Monday, May 14, 2012

In which we don’t know what austerity means

I nodded approvingly when Tyler Cowen posted about the apparent lack of austerity in Europe. He claimed that he must have hid a nerve based on the shrillness of the comments. (I detected a smirk behind this statement.) But by and large I agreed that based on the flatness of the budget deficits there did not appear to much 'austerity'.


I later came across Ezra Klein's posts (here and here) and realized that I was mistaken. He points to the need to remove cyclical components (automatic stabilizers that kick in during a downturn) to get at the structural deficits to measure the degree of austerity. Doing so would reveal the extent of belt-tightening across the Euro zone. I stand corrected.


But Tyler refused to back down. In a follow up post, he says: 


Most of the time “austerity” is a misleading word and more precise concepts — readily intelligible I might add — are available.  There really are some times when we should relabel austerity as “mostly tax increases,” but many people are reluctant to do so.

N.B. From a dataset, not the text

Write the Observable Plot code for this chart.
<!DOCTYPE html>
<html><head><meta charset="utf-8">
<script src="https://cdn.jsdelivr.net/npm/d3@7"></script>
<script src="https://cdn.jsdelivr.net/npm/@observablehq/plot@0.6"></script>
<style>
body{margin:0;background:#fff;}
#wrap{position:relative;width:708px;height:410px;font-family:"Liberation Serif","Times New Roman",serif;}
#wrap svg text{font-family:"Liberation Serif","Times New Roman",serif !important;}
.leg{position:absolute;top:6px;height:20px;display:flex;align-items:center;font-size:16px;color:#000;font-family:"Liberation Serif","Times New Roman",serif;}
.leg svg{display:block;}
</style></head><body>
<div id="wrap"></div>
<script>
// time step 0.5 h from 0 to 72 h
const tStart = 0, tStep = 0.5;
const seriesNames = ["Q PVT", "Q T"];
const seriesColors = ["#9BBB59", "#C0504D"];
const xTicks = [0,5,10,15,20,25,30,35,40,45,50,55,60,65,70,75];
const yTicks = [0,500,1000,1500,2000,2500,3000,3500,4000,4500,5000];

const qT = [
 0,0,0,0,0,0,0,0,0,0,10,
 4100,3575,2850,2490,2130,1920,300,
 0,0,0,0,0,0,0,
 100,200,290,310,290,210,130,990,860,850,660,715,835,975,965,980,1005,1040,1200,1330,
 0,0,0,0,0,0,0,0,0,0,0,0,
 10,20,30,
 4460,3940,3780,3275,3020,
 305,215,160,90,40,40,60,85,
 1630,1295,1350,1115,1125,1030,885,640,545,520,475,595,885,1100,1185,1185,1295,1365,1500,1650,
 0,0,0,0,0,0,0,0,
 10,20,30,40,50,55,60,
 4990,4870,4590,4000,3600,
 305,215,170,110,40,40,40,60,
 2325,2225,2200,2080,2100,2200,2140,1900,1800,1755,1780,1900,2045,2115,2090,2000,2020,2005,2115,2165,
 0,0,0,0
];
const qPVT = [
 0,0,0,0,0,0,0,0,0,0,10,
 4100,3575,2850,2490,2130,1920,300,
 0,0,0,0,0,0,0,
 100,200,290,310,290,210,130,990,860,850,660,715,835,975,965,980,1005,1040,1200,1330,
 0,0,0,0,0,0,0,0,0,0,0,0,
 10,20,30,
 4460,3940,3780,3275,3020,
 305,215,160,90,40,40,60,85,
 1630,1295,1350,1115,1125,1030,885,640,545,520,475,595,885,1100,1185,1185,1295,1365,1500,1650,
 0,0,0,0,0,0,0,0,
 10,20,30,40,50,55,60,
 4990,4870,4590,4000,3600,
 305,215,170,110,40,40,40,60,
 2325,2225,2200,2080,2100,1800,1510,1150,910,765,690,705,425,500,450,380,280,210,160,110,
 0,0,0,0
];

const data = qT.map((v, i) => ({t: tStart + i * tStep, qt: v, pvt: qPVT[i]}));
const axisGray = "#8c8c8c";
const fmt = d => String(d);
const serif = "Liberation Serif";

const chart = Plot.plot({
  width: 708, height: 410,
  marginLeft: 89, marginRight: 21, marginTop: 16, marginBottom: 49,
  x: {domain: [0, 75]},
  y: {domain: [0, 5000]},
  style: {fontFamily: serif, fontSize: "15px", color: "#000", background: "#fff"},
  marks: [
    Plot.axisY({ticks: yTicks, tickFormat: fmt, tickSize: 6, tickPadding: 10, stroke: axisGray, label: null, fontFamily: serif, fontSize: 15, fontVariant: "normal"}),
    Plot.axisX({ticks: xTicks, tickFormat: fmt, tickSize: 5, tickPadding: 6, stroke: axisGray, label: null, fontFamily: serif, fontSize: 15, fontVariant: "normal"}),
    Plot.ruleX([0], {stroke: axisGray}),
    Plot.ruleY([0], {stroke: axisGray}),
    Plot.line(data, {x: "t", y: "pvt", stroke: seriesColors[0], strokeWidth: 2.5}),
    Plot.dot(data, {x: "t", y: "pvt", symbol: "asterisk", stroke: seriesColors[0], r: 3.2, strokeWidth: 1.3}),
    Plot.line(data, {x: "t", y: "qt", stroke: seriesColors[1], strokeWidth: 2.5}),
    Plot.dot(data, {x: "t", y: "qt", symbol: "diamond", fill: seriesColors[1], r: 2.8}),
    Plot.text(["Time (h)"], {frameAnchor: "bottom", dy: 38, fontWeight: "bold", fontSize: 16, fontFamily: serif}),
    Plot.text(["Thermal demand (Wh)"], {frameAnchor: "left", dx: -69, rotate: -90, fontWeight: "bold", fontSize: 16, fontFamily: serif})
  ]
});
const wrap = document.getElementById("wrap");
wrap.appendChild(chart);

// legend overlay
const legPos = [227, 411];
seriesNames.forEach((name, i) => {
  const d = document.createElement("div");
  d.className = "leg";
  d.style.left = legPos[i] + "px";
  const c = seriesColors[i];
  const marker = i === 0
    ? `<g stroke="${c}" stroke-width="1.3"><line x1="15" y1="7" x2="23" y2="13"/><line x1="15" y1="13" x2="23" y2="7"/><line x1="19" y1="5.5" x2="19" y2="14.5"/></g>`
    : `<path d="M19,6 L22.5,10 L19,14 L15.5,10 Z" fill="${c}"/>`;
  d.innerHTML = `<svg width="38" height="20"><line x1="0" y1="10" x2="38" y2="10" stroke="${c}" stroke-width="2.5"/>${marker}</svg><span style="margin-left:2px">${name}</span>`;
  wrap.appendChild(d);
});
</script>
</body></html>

I interpret this to mean that what he meant to say when he posted those charts was that the charts showed tax increases, not budget deficits, you foolish readers, you. Huh? And does he mean tax rates increases, total tax receipts, average tax receipts or what? I would hazard that while Tyler chides us for being imprecise about what austerity means, he himself is imprecise about what tax increases means.

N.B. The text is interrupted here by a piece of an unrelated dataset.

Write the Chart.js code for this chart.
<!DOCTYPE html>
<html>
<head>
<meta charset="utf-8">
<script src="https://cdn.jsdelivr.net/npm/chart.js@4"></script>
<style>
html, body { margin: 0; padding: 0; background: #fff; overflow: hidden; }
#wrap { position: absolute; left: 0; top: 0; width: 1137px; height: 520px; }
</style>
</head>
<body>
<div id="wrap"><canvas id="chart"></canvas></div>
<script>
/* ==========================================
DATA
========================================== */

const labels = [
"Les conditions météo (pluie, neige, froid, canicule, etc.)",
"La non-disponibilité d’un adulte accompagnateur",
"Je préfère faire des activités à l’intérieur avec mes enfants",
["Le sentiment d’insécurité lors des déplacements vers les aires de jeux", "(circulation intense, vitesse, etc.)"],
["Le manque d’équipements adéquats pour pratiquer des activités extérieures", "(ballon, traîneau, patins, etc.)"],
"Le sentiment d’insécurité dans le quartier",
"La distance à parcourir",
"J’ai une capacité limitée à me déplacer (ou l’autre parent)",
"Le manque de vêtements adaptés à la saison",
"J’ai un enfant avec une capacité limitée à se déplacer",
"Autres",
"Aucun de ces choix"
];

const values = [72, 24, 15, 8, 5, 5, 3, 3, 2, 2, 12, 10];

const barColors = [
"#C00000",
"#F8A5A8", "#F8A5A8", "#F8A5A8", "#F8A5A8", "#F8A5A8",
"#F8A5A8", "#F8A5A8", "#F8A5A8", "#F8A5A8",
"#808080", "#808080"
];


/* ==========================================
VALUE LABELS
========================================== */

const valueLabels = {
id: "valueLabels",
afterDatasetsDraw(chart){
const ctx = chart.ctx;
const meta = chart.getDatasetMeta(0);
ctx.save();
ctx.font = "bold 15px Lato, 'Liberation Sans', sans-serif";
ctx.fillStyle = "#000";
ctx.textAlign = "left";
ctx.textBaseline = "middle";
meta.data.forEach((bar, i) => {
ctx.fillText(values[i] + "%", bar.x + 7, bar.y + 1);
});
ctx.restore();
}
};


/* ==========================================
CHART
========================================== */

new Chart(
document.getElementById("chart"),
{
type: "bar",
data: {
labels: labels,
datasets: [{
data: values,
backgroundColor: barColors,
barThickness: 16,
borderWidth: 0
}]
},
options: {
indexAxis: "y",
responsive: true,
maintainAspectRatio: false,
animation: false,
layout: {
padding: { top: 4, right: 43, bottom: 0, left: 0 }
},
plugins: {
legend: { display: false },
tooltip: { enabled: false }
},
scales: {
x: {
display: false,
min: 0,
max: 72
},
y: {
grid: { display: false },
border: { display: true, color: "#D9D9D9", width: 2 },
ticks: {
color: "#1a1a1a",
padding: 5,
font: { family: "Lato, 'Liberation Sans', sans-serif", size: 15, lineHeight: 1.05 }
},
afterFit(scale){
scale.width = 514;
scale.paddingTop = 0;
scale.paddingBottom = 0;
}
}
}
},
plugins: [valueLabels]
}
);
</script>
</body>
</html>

The more serious problem of course is that we are trying convey complicated issues using simple graphs. The usual approach is to of course do what MR just did and then to follow it up with Ezra Klein's charts and then to argue why one set of graphs is better than another or perhaps to highlight what the possible confusions can be and to come up with some reason why the blogger prefers one set over the other.


This was not one of MR's better posts. He got all hoity-toity and essentially says, "Dude, you don't really understand - that's not a graph on deficits! It's about tax increases!"


Update (5/15/2010): Does this mean the Spaniards are protesting tax hikes or budget cuts? Tyler once again makes the case that austerity is really about tax hikes rather than spending insisting implicitly that the chart he first posted was really about tax hikes. Again - huh? I agree that that the definition of 'austerity' is vague - as far as economists are concerned. But this post should have been before he tried passing off a chart on budget deficits as tax hikes.